The long, strange trip of Deer 255

Standing in a thick patch of pine and fir, mosquitoes swarming her face, Anna Ortega lifted a radio receiver into the air, angling it back and forth as she listened for the blip, blip, blip of a mule deer collar.

A zoology graduate student at the University of Wyoming, Ortega was tracking Deer 255, a doe that had braved road crossings, fences, wolves and other hazards to get here. Somewhere in this forest near Island Park, Idaho, a dozen miles west of Yellowstone National Park, Deer 255 was laying over for the summer.

Armed with bear spray, binoculars and datasheets, Ortega and two field assistants followed the blips among trees dappled with early July sun.
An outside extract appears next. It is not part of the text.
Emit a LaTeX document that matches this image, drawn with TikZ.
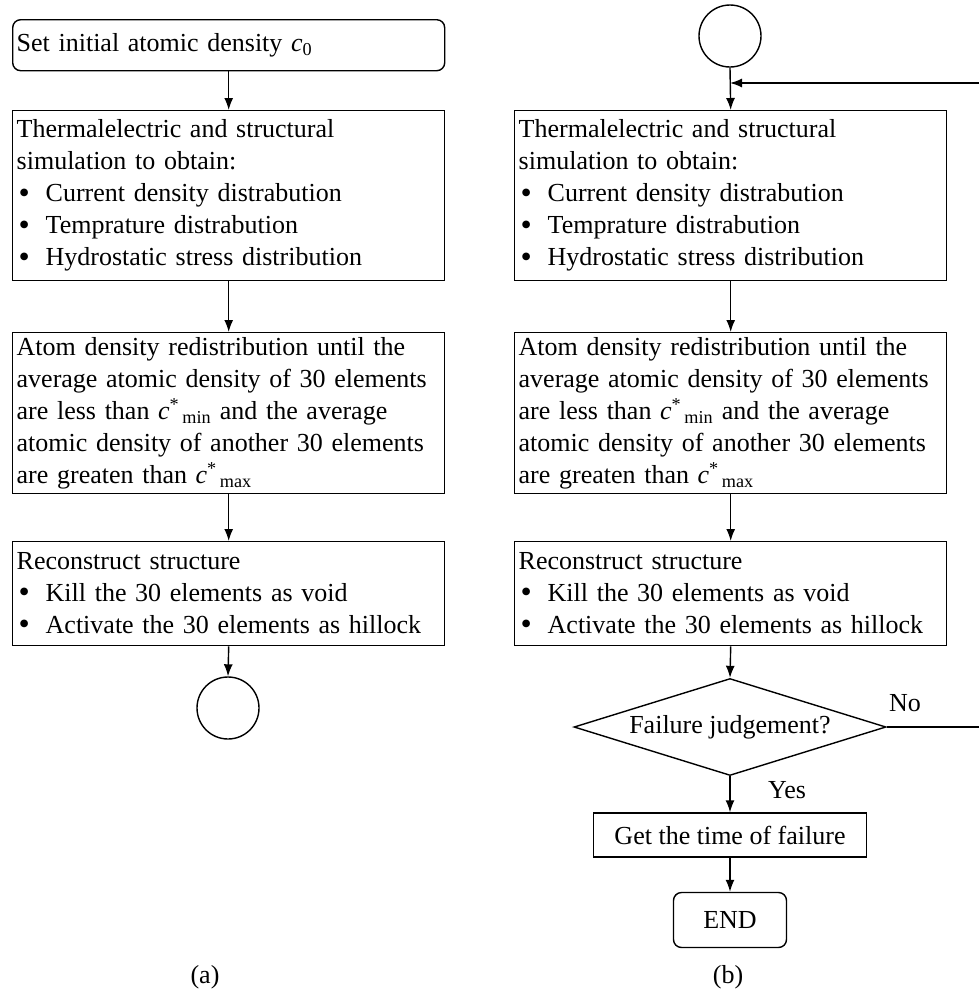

They picked their way through knee-high grass and shrubs, the occasional snap of a twig underfoot as startling as a slamming door. The blips were strong and clear: Deer 255 was close.

While not all mule deer migrate, some travel a hundred miles or more between their summer and winter ranges. With a one-way migration of 242 miles, Deer 255 holds the record for the longest-documented land migration in the Lower 48, traveling even farther than her herd-mates, all of which winter in the Red Desert of southwest Wyoming.

Her trek to Idaho from the Red Desert exemplifies the surprises scientists are still encountering with this well-studied ungulate. And as mule deer populations throughout the West remain below target levels, it underscores the need to protect the wide tracts of landscape that sustain migrating wildlife.